## Work required
Skip all pictures, then print the remaining material exactly.

## Dataset extract
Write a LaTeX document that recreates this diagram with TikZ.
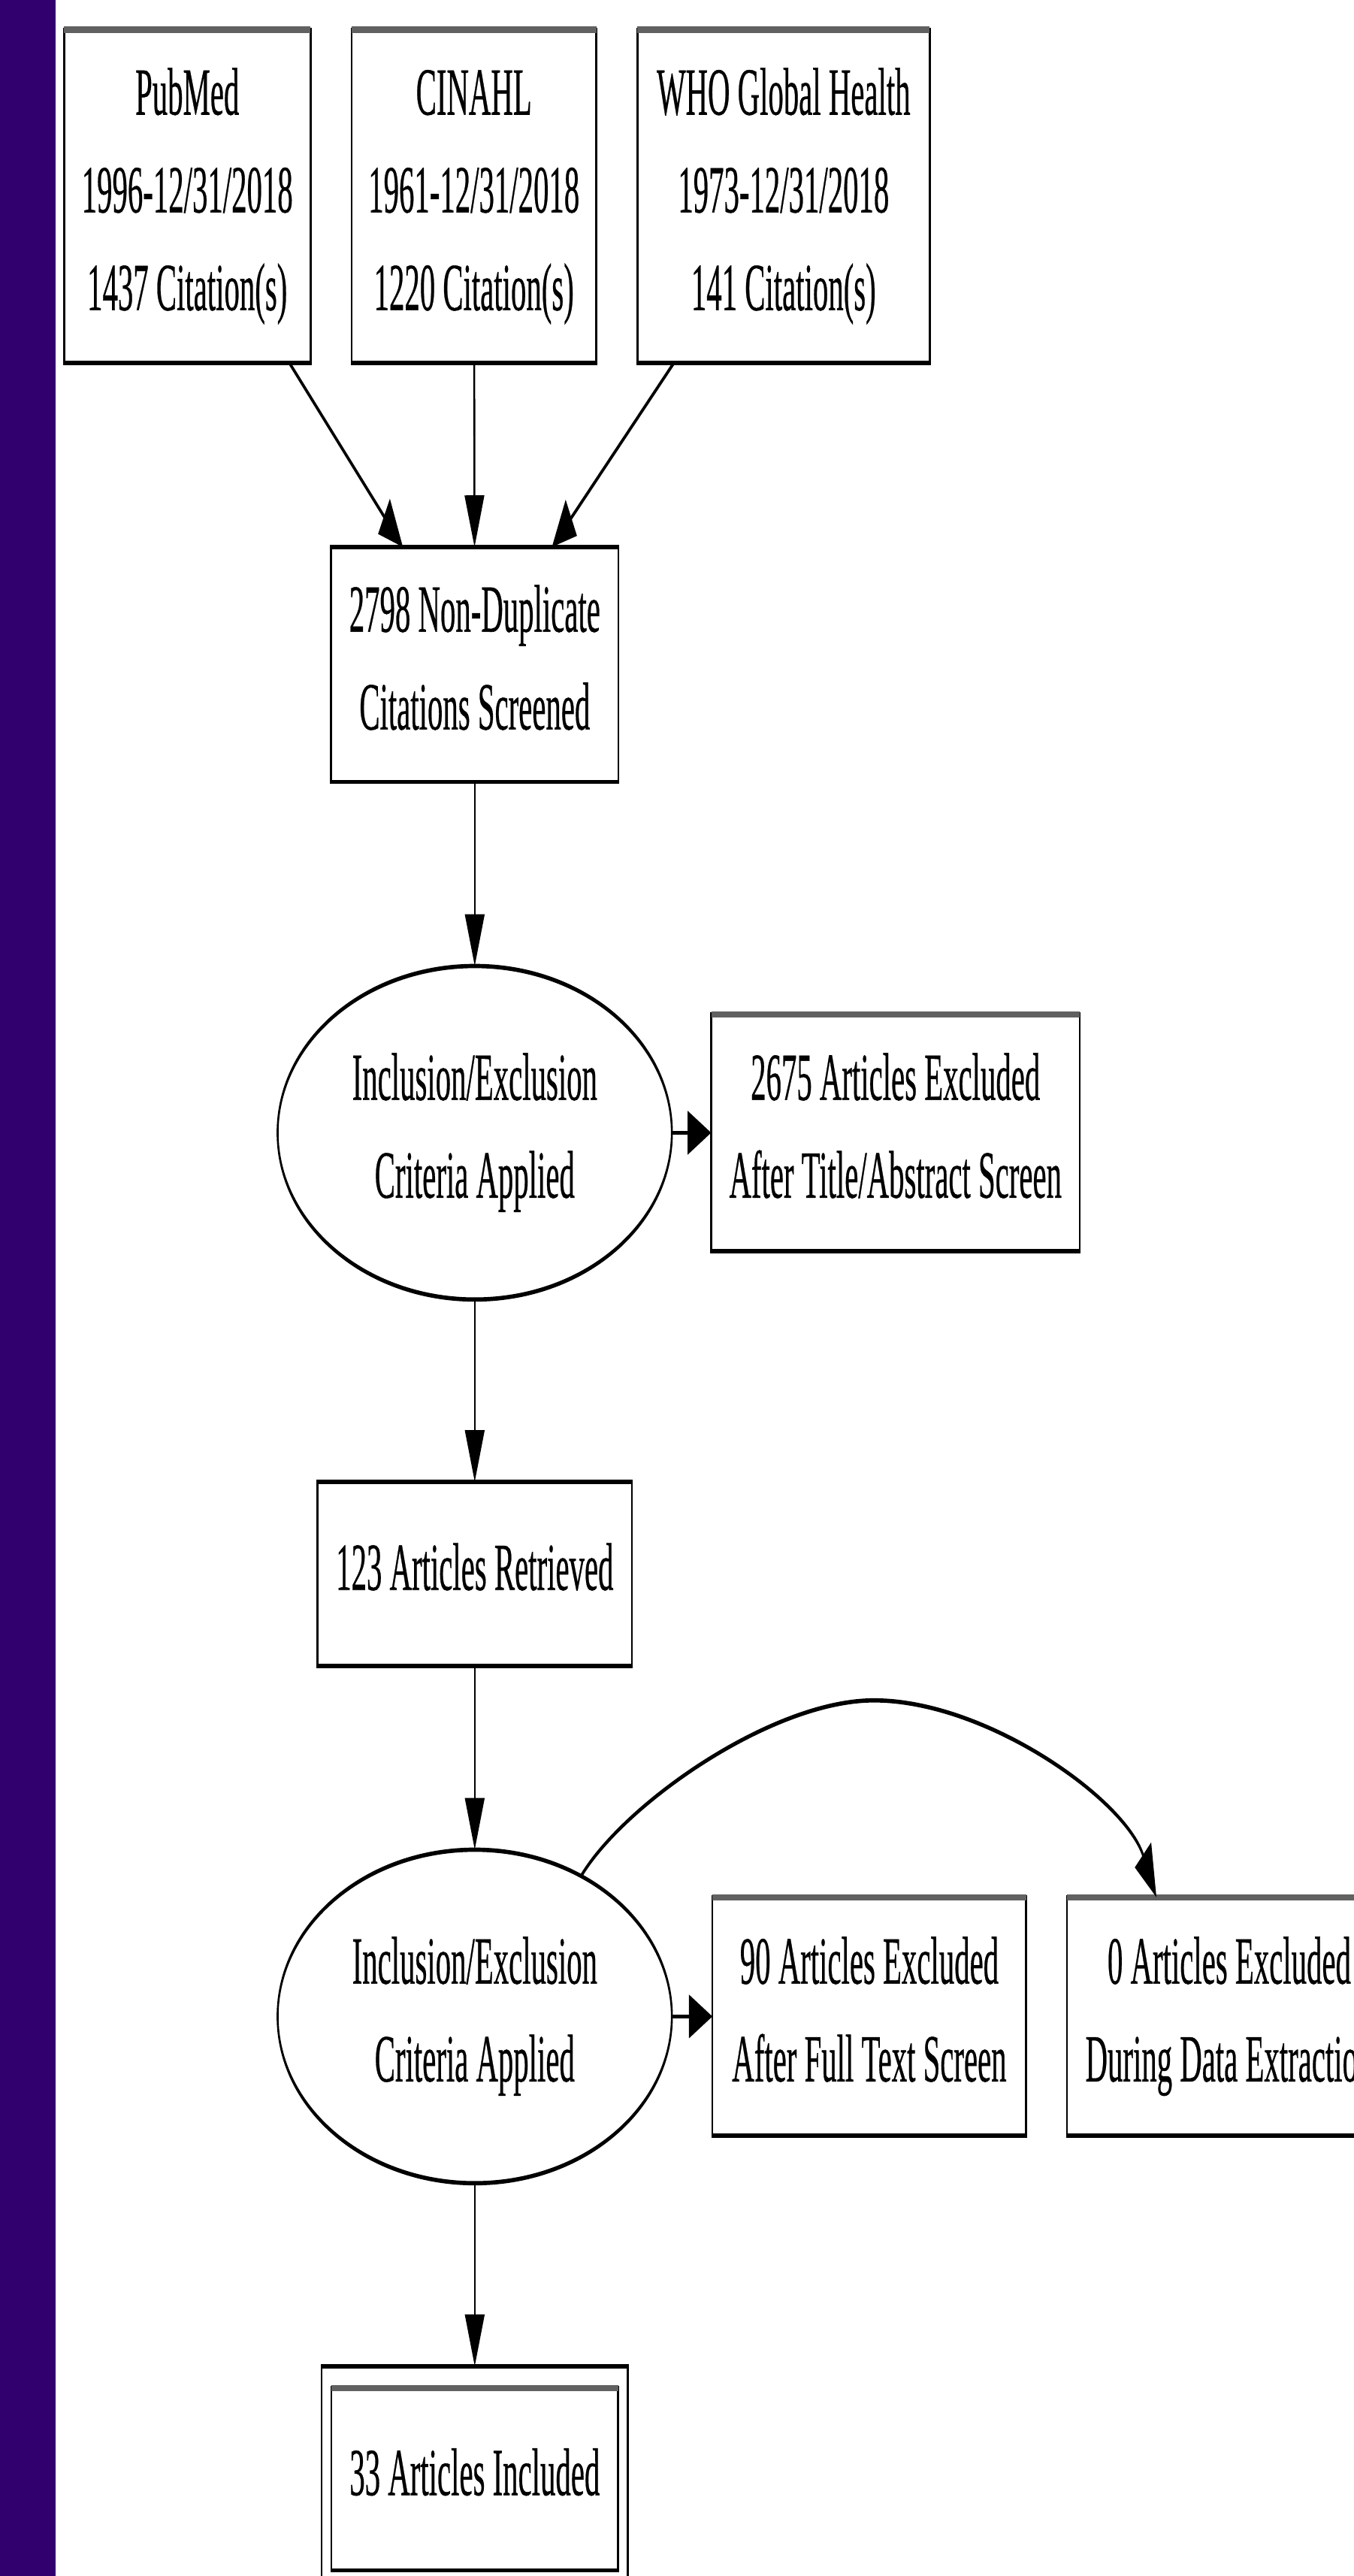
\documentclass[tikz,border=0pt]{standalone}
\usepackage{fontspec}
\setmainfont[FakeBold=0.6]{Liberation Serif}
\usetikzlibrary{arrows.meta,shapes.geometric}
\definecolor{stripe}{RGB}{50,0,110}
\newcommand\gvl{\rule[-20pt]{0pt}{59.5pt}}
\tikzset{
  gvtext/.style={font=\fontsize{41pt}{59.5pt}\selectfont, align=center, inner sep=0pt, outer sep=0pt},
  gvbox/.style={gvtext, draw, rectangle, line width=2.6pt},
  gvell/.style={gvtext, draw, ellipse, line width=2.6pt, minimum width=527.5pt, minimum height=203pt},
  arr/.style={line width=2.6pt, -{Triangle[length=31.5pt,width=26pt]}},
  band/.style={line width=3.8pt, black!62},
}
\begin{document}
\begin{tikzpicture}
\path[use as bounding box] (0,0) rectangle (824pt,-1568pt);
\fill[white] (0,0) rectangle (824pt,-1568pt);
\fill[stripe] (0,0) rectangle (34pt,-1568pt);
\begin{scope}[x=2.1978pt, y=-1pt, transform canvas={xscale=0.455}]
  % sources
  \node[gvbox, minimum width=329.7pt, minimum height=203pt] (pub) at (114,119.5)
    {\gvl PubMed\\\gvl 1996-12/31/2018\\\gvl 1437 Citation(s)};
  \node[gvbox, minimum width=327.5pt, minimum height=203pt] (cin) at (288.5,119.5)
    {\gvl CINAHL\\\gvl 1961-12/31/2018\\\gvl 1220 Citation(s)};
  \node[gvbox, minimum width=391.2pt, minimum height=203pt] (who) at (477,119.5)
    {\gvl WHO Global Health\\\gvl 1973-12/31/2018\\\gvl 141 Citation(s)};
  % screening
  \node[gvbox, minimum width=384.6pt, minimum height=143pt] (scr) at (289,404.5)
    {\gvl 2798 Non-Duplicate\\\gvl Citations Screened};
  \node[gvell] (ell1) at (289,689.5)
    {\gvl Inclusion/Exclusion\\\gvl Criteria Applied};
  \node[gvbox, minimum width=493pt, minimum height=144pt] (ex1) at (545.1,689.5)
    {\gvl 2675 Articles Excluded\\\gvl After Title/Abstract Screen};
  \node[gvbox, minimum width=420.4pt, minimum height=112pt] (ret) at (289,958)
    {\gvl 123 Articles Retrieved};
  \node[gvell] (ell2) at (289,1227.4)
    {\gvl Inclusion/Exclusion\\\gvl Criteria Applied};
  \node[gvbox, minimum width=419.8pt, minimum height=145pt] (ex2) at (529.2,1227.4)
    {\gvl 90 Articles Excluded\\\gvl After Full Text Screen};
  \node[gvbox, minimum width=434pt, minimum height=145pt] (ex3) at (748.3,1227.4)
    {\gvl 0 Articles Excluded\\\gvl During Data Extraction};
  \node[gvbox, minimum width=409.5pt, minimum height=137.4pt] (incout) at (289,1509) {};
  \node[gvbox, minimum width=383.5pt, minimum height=111pt] (inc) at (289,1509)
    {\gvl 33 Articles Included};
  % grey top bands
  \foreach \n in {pub,cin,who,ex1,ex2,ex3,inc}
    \draw[band] (\n.north west) -- (\n.north east);
  % connectors
  \draw[arr] (pub) -- (scr);
  \draw[arr] (cin) -- (scr);
  \draw[arr] (who) -- (scr);
  \draw[arr] (scr) -- (ell1);
  \draw[arr] (ell1) -- (ex1);
  \draw[arr] (ell1) -- (ret);
  \draw[arr] (ret) -- (ell2);
  \draw[arr] (ell2) -- (ex2);
  \coordinate (peak) at (532,1035);
  \draw[arr] (ell2.31.75) .. controls (380,1098) and (470,1035) .. (peak)
     .. controls (600,1035) and (685,1095) .. ([xshift=119.6pt]ex3.north west);
  \draw[arr] (ell2) -- (incout);
\end{scope}
\end{tikzpicture}
\end{document}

## Final result
Write a LaTeX document that recreates this diagram with TikZ.
\documentclass[tikz,border=0pt]{standalone}
\usepackage{fontspec}
\setmainfont[FakeBold=0.6]{Liberation Serif}
\usetikzlibrary{arrows.meta,shapes.geometric}
\definecolor{stripe}{RGB}{50,0,110}
\newcommand\gvl{\rule[-20pt]{0pt}{59.5pt}}
\tikzset{
  gvtext/.style={font=\fontsize{41pt}{59.5pt}\selectfont, align=center, inner sep=0pt, outer sep=0pt},
  gvbox/.style={gvtext, draw, rectangle, line width=2.6pt},
  gvell/.style={gvtext, draw, ellipse, line width=2.6pt, minimum width=527.5pt, minimum height=203pt},
  arr/.style={line width=2.6pt, -{Triangle[length=31.5pt,width=26pt]}},
  band/.style={line width=3.8pt, black!62},
}
\begin{document}
\begin{tikzpicture}
\path[use as bounding box] (0,0) rectangle (824pt,-1568pt);
\fill[white] (0,0) rectangle (824pt,-1568pt);
\fill[stripe] (0,0) rectangle (34pt,-1568pt);
\begin{scope}[x=2.1978pt, y=-1pt, transform canvas={xscale=0.455}]
  % sources
  \node[gvbox, minimum width=329.7pt, minimum height=203pt] (pub) at (114,119.5)
    {\gvl PubMed\\\gvl 1996-12/31/2018\\\gvl 1437 Citation(s)};
  \node[gvbox, minimum width=327.5pt, minimum height=203pt] (cin) at (288.5,119.5)
    {\gvl CINAHL\\\gvl 1961-12/31/2018\\\gvl 1220 Citation(s)};
  \node[gvbox, minimum width=391.2pt, minimum height=203pt] (who) at (477,119.5)
    {\gvl WHO Global Health\\\gvl 1973-12/31/2018\\\gvl 141 Citation(s)};
  % screening
  \node[gvbox, minimum width=384.6pt, minimum height=143pt] (scr) at (289,404.5)
    {\gvl 2798 Non-Duplicate\\\gvl Citations Screened};
  \node[gvell] (ell1) at (289,689.5)
    {\gvl Inclusion/Exclusion\\\gvl Criteria Applied};
  \node[gvbox, minimum width=493pt, minimum height=144pt] (ex1) at (545.1,689.5)
    {\gvl 2675 Articles Excluded\\\gvl After Title/Abstract Screen};
  \node[gvbox, minimum width=420.4pt, minimum height=112pt] (ret) at (289,958)
    {\gvl 123 Articles Retrieved};
  \node[gvell] (ell2) at (289,1227.4)
    {\gvl Inclusion/Exclusion\\\gvl Criteria Applied};
  \node[gvbox, minimum width=419.8pt, minimum height=145pt] (ex2) at (529.2,1227.4)
    {\gvl 90 Articles Excluded\\\gvl After Full Text Screen};
  \node[gvbox, minimum width=434pt, minimum height=145pt] (ex3) at (748.3,1227.4)
    {\gvl 0 Articles Excluded\\\gvl During Data Extraction};
  \node[gvbox, minimum width=409.5pt, minimum height=137.4pt] (incout) at (289,1509) {};
  \node[gvbox, minimum width=383.5pt, minimum height=111pt] (inc) at (289,1509)
    {\gvl 33 Articles Included};
  % grey top bands
  \foreach \n in {pub,cin,who,ex1,ex2,ex3,inc}
    \draw[band] (\n.north west) -- (\n.north east);
  % connectors
  \draw[arr] (pub) -- (scr);
  \draw[arr] (cin) -- (scr);
  \draw[arr] (who) -- (scr);
  \draw[arr] (scr) -- (ell1);
  \draw[arr] (ell1) -- (ex1);
  \draw[arr] (ell1) -- (ret);
  \draw[arr] (ret) -- (ell2);
  \draw[arr] (ell2) -- (ex2);
  \coordinate (peak) at (532,1035);
  \draw[arr] (ell2.31.75) .. controls (380,1098) and (470,1035) .. (peak)
     .. controls (600,1035) and (685,1095) .. ([xshift=119.6pt]ex3.north west);
  \draw[arr] (ell2) -- (incout);
\end{scope}
\end{tikzpicture}
\end{document}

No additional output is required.